China Evergrande Group was issued a wind-up order by Hong Kong’s High Court on Monday, setting in motion the liquidation of a company once ranked as China’s largest developer as it struggles with $329 billion in debts against $240 billion in assets.
The winding up order for Evergrande’s Hong Kong-listed vehicle came despite the developer led by tycoon Xu Jiayin having filed a request for an adjournment at 4:00 pm on Friday, asking for more time to work out a restructuring plan with its creditors, with the court pointing to deficiencies in the company’s last-minute proposal.
“I do not see any proper ground for the court to grant a further adjournment of the Petition, which has been ongoing for over 19 months,” judge Linda Chan said in the court ruling. “The Company has not demonstrated that there is any useful purpose for the court to adjourn the Petition – there is no restructuring proposal, let alone a viable proposal which has the support of the requisite majorities of the creditors. To the contrary, it seems to me that the interests of the creditors will be better protected if the Company is wound up by the court.”
In a separate hearing on Monday, the court also appointed Alvarez & Marsal – a restructuring advisory firm which previously oversaw the liquidation of Lehman Brothers – as Evergrande’s liquidator, a role which will see the specialist firm seeking control of the company’s assets, assuming management of the company, and handling negotiations with creditors.
Evergrande, which defaulted in 2021, expressed regret over the ruling, with chief executive Shawn Siu indicating that the company would continue to ensure home deliveries and communicate with the appointed liquidator.
Evergrande’s shares were suspended from trading after the stock plunged 21 percent on Monday, and are currently down 99 percent from their 2017 peak.
Uncertain Enforcement
With over 90 percent of Evergrande’s assets located onshore, according to the ruling, the case is likely to test the enforceability of the judgement in mainland China.
Despite China and Hong Kong inking an agreement in 2021 to recognise insolvency and restructuring proceedings in the mainland cities of Shenzhen, Shanghai and Xiamen, there is little precedent for offshore liquidators seizing onshore assets.
“The liquidator will not have onshore authority unless it can successfully apply to the Shenzhen court for approval under an existing agreement between Shenzhen and Hong Kong to mutually recognise insolvencies,” Brock Silvers, chief investment officer at Hong Kong-based Kaiyuan Capital told Mingtiandi. “Such approval is extremely unlikely to be granted, as China will prioritise the application of any available assets to the resolution of domestic obligations. The prospects for any significant recovery by offshore creditors are therefore ultimately quite low.”
China’s protracted housing market slump, which has seen many of the country’s developers default on offshore borrowings while struggling to make progress on a growing backlog of stalled projects, is also likely to affect the liquidator’s onshore legal reach, with the mainland government focused on ensuring completion and delivery of pre-sold homes.

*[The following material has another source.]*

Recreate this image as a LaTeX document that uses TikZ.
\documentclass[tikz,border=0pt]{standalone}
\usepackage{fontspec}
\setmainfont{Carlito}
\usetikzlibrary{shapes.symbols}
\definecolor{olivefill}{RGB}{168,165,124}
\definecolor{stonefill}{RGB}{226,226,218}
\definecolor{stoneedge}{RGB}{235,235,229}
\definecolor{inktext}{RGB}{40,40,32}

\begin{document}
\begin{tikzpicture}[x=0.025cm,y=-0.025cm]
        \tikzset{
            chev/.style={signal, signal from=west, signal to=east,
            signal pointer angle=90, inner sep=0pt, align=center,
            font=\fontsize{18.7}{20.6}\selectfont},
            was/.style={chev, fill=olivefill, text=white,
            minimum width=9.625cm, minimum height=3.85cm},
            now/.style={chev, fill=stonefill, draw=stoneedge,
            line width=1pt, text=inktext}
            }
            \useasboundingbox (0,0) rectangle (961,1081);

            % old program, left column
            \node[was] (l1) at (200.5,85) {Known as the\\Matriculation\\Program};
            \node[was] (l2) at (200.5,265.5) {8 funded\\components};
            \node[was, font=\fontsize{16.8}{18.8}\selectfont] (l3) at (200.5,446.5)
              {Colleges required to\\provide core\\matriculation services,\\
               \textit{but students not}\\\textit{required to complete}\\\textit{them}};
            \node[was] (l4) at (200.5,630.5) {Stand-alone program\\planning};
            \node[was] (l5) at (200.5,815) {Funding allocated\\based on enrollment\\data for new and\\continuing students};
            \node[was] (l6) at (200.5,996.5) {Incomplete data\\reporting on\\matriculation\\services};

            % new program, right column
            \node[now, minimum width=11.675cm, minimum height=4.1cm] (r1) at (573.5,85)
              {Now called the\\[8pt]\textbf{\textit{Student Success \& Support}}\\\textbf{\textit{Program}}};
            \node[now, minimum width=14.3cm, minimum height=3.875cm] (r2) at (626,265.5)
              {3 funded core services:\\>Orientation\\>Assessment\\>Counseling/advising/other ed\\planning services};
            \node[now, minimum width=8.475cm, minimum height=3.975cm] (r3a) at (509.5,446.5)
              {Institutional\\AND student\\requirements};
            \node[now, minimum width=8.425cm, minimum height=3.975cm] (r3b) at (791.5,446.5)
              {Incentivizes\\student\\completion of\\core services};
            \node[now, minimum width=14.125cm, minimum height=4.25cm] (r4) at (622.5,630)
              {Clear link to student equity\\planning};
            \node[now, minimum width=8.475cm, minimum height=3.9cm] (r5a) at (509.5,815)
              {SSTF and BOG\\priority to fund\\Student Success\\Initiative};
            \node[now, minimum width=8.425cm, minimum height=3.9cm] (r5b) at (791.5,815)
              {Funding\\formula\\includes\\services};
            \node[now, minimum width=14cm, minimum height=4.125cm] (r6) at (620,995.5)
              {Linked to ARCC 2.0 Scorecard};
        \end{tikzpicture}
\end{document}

“The winding up order only applies to the listed holding company which does not hold any significant assets except shares in other companies. It remains to be seen whether the liquidators will be able to take control of any of the subsidiaries in mainland China given that the focus of the Chinese authorities is on ensuring that developers complete and deliver the properties that they have sold,” Nigel Trayers, managing director of restructuring at Grant Thornton Hong Kong told Mingtiandi.
Most of Evergrande’s US dollar notes traded at around 1.5 cents on the dollar as of Friday, according to Bloomberg, a sign that investors have low expectations for repayment.

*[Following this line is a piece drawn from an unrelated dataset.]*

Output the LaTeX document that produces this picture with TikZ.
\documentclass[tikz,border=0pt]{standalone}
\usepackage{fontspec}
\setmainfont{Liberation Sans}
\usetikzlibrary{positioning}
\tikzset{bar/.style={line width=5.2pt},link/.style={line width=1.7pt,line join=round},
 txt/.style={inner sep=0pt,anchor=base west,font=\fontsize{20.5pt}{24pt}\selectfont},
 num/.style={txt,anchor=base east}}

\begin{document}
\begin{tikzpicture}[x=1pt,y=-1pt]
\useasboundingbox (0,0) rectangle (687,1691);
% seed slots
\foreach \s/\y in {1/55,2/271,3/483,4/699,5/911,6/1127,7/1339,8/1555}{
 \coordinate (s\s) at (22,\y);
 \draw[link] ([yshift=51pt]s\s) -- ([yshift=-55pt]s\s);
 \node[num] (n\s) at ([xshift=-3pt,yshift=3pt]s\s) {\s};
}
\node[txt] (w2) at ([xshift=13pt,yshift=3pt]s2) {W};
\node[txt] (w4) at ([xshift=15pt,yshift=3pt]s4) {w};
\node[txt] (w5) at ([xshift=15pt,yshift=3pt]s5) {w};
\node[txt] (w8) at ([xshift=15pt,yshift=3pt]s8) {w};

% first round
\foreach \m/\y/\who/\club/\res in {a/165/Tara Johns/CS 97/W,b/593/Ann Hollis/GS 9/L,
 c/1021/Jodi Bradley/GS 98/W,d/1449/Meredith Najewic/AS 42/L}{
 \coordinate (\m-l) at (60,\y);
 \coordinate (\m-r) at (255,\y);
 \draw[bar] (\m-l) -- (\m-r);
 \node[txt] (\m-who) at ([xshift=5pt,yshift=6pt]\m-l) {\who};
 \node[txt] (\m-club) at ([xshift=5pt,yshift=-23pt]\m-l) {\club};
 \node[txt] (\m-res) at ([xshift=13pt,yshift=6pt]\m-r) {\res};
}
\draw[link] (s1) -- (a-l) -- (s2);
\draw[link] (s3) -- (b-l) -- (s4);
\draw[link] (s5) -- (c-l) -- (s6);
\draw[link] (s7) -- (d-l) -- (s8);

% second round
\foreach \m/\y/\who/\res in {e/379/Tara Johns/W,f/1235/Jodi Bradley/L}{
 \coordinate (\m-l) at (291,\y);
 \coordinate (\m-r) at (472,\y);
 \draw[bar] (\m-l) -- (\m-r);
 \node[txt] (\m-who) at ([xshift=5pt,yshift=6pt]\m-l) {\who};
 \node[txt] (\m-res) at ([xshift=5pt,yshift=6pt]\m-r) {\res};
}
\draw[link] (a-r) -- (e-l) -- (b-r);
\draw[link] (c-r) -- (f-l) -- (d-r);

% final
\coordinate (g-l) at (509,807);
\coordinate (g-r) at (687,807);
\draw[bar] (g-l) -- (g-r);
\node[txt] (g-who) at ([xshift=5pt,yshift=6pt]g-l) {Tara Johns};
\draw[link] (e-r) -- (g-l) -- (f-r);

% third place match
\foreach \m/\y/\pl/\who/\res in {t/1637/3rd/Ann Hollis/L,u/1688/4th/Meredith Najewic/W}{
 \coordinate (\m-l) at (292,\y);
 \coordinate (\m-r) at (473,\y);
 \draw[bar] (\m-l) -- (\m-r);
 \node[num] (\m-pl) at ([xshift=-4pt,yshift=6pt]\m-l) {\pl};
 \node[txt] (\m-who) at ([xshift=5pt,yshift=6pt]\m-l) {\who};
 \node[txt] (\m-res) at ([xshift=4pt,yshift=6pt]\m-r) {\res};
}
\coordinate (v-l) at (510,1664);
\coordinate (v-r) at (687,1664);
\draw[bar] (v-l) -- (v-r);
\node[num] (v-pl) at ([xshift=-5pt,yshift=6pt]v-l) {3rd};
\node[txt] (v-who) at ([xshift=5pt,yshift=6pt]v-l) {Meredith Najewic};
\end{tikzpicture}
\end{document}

The company is still able to appeal the wind-up order, but the liquidation process would proceed pending appeal.
Sued by Subsidiary
In rejecting Evergrande’s last minute request for an additional three months to come up with a new restructuring plan, the court showed a willingness to put the company’s creditors out of their misery after a more than two-year process.
“There is simply nothing before the Court to explain or justify the delay and the lack of any progress in putting forward a restructuring proposal on the part of the Company,” Judge Chan said in the ruling.
The liquidation petition was filed in June 2022 by Top Shine Global Limited, which had invested in the developer’s Fangchebao online sales platform with the company saying that Evergrande had not honoured an agreement to buy back shares in the subsidiary. Other creditors later joined that petition.
Adding to Evergrande’s woes are lawsuits initiated by its property management subsidiary Evergrande Property Services, which announced on Friday that it had started legal proceedings against its parent to recover RMB 11.4 billion ($1.6 billion) worth of deposit certificate pledge guarantees.
Those lawsuits come after Evergrande Property Services’ Jinbi Property Management subsidiary in November launched proceedings against China Evergrande Group for the recovery of $1.9 billion in deposit certificate pledge guarantees.